• **TASK TO COMPLETE**
Transcribe every line from the top down to the line with "import seaborn as sns", both ends included, but not the pictures.

****************************************

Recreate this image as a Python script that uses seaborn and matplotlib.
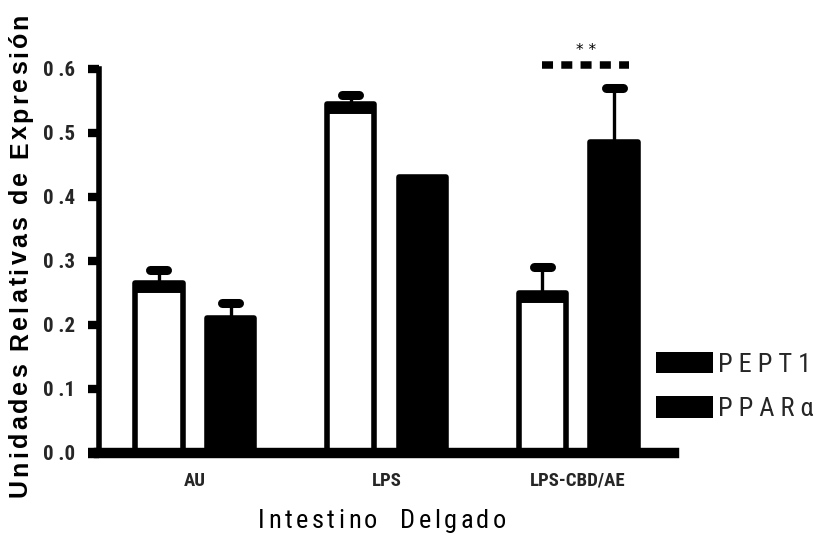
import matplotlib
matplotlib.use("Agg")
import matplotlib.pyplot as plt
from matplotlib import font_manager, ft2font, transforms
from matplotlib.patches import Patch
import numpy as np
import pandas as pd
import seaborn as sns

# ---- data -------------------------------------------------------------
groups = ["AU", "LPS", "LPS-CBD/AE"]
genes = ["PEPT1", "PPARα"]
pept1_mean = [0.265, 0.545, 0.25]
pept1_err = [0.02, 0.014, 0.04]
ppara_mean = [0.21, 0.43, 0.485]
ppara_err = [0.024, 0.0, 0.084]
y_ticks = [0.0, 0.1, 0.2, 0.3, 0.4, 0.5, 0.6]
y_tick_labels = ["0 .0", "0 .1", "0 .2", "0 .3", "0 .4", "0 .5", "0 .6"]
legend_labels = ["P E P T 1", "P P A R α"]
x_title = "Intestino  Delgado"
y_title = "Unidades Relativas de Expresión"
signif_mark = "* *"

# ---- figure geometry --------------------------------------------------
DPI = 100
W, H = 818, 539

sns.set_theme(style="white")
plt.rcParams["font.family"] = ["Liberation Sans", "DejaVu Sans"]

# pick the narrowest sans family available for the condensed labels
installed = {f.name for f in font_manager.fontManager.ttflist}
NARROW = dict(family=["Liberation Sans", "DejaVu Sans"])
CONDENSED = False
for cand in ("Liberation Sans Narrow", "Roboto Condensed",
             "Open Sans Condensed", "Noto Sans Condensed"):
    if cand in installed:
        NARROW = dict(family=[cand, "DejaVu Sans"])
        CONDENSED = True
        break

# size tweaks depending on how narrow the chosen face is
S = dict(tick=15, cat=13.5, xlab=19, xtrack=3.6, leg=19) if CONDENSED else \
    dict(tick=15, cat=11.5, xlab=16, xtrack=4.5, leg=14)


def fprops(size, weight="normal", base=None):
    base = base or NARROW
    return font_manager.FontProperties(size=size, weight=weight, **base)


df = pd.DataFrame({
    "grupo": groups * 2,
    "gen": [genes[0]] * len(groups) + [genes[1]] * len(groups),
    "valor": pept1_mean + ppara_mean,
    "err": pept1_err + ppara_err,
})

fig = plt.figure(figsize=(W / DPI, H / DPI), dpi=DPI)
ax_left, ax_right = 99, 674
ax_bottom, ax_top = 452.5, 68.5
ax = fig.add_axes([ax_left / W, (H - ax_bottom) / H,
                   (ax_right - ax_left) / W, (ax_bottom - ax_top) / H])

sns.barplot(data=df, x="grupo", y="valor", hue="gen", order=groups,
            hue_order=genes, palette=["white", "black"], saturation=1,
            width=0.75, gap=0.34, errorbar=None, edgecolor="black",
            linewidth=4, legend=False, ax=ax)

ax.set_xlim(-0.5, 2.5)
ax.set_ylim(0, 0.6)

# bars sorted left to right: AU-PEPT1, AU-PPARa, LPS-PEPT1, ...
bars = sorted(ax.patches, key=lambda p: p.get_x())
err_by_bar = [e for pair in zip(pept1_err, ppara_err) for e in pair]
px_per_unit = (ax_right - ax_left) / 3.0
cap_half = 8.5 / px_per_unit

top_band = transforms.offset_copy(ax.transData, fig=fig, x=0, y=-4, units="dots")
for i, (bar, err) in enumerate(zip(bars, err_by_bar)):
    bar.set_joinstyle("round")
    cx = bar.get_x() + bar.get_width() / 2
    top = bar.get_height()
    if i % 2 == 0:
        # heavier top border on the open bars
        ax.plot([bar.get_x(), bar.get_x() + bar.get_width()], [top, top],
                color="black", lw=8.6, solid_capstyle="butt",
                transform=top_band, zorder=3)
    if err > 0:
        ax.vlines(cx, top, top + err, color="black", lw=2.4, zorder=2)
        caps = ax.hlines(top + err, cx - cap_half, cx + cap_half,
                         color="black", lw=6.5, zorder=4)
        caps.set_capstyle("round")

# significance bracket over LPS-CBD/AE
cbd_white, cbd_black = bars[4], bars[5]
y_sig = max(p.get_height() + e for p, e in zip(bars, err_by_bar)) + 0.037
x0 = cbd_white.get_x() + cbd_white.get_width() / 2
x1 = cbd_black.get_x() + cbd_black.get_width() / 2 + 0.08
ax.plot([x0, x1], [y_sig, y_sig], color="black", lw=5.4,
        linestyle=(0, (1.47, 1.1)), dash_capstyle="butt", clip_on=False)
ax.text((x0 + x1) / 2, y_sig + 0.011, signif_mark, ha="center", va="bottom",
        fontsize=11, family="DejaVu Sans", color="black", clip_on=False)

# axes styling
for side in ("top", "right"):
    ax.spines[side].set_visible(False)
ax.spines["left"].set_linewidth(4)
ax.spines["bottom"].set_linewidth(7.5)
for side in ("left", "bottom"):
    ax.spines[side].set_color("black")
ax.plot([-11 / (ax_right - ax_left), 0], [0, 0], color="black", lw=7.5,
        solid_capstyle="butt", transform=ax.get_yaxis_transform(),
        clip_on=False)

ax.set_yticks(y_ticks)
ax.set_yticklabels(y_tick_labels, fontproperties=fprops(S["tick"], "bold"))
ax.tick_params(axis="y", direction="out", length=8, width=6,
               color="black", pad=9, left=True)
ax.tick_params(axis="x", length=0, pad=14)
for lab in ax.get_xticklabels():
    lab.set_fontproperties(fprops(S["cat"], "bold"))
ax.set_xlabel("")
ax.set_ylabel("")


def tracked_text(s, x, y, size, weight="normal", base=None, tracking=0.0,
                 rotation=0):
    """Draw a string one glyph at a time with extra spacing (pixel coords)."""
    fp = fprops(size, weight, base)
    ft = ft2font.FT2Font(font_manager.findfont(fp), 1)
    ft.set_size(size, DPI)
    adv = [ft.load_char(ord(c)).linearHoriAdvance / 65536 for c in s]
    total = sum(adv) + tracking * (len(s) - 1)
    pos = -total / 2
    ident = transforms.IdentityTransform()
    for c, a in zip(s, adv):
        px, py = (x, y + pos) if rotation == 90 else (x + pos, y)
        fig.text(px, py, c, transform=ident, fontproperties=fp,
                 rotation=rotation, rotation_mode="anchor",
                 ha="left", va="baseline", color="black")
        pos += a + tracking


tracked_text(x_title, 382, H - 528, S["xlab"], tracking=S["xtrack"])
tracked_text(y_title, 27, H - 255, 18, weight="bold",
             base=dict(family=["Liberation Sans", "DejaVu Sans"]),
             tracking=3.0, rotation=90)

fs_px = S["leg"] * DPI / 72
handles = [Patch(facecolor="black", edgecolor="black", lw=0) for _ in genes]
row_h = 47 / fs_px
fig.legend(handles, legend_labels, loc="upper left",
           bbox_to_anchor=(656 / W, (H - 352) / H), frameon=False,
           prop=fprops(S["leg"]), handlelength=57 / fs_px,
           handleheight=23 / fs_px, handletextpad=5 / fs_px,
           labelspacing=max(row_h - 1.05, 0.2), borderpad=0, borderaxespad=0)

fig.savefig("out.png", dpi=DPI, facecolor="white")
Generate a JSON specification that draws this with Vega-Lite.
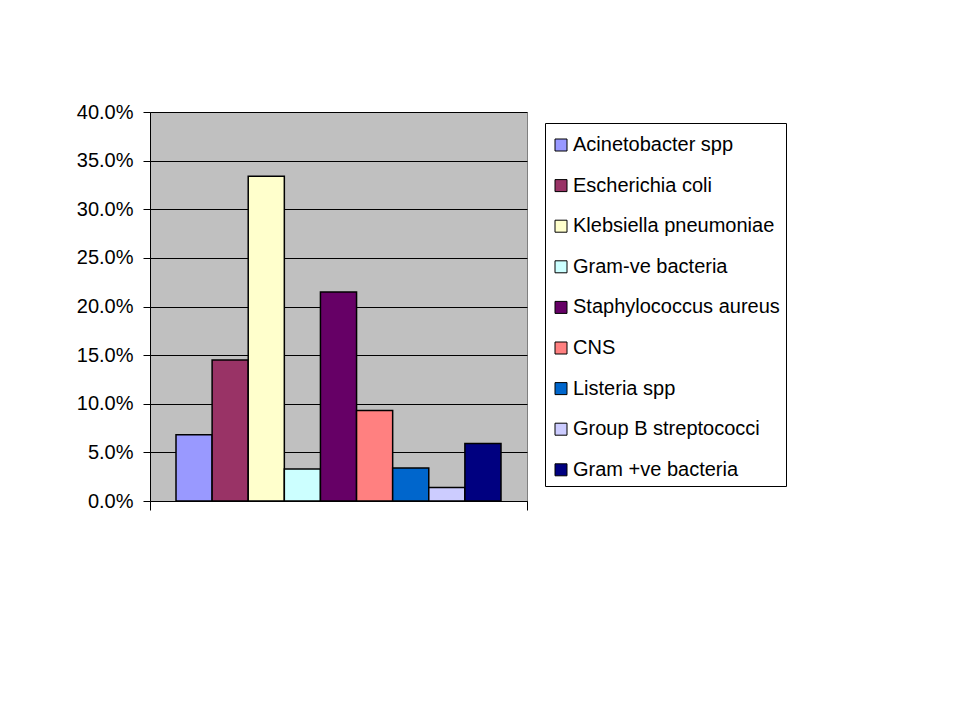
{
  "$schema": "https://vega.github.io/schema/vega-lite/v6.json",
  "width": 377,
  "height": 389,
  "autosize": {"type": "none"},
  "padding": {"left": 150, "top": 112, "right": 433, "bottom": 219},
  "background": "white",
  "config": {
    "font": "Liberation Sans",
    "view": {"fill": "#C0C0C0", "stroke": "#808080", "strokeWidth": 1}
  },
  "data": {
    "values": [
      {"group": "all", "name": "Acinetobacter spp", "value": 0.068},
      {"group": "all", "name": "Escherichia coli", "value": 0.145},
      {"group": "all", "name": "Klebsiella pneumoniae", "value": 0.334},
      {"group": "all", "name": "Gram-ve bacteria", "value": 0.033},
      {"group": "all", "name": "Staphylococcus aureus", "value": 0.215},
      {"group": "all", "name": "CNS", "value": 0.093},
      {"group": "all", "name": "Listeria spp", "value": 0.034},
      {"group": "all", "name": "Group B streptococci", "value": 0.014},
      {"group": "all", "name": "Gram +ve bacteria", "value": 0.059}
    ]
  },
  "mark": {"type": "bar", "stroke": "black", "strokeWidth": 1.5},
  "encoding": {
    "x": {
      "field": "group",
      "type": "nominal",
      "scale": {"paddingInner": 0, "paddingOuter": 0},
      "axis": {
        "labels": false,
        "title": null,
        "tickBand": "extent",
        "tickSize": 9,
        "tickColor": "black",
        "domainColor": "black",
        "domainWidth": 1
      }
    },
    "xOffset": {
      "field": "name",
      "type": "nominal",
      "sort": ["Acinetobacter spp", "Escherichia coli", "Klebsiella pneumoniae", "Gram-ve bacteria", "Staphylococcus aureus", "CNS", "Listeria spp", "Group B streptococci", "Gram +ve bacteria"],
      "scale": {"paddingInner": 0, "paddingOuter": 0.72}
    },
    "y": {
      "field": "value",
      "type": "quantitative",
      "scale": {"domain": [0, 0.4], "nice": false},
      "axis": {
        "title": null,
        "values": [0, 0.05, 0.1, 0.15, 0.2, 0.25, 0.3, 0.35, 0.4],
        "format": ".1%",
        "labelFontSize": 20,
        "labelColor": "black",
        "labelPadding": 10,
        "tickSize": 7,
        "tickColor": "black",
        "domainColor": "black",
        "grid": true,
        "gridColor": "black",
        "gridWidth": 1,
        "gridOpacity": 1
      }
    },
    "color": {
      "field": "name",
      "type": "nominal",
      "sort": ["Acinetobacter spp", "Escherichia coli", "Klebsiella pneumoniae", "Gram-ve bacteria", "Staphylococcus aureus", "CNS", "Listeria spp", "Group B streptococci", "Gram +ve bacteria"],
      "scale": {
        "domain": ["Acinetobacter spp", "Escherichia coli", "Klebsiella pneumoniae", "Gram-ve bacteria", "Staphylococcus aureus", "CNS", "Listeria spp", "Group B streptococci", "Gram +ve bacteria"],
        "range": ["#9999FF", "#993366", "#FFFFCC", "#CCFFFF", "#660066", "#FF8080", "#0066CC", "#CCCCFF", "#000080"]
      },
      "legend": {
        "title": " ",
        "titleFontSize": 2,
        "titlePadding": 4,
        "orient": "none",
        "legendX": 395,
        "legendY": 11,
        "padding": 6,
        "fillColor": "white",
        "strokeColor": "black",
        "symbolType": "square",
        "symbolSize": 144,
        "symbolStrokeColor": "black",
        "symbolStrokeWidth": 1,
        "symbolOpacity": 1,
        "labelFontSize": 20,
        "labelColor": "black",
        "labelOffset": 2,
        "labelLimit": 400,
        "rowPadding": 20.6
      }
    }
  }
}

****************************************

• **REPLY TO THE TASK**
Recreate this image as a Python script that uses seaborn and matplotlib.
import matplotlib
matplotlib.use("Agg")
import matplotlib.pyplot as plt
from matplotlib import font_manager, ft2font, transforms
from matplotlib.patches import Patch
import numpy as np
import pandas as pd
import seaborn as sns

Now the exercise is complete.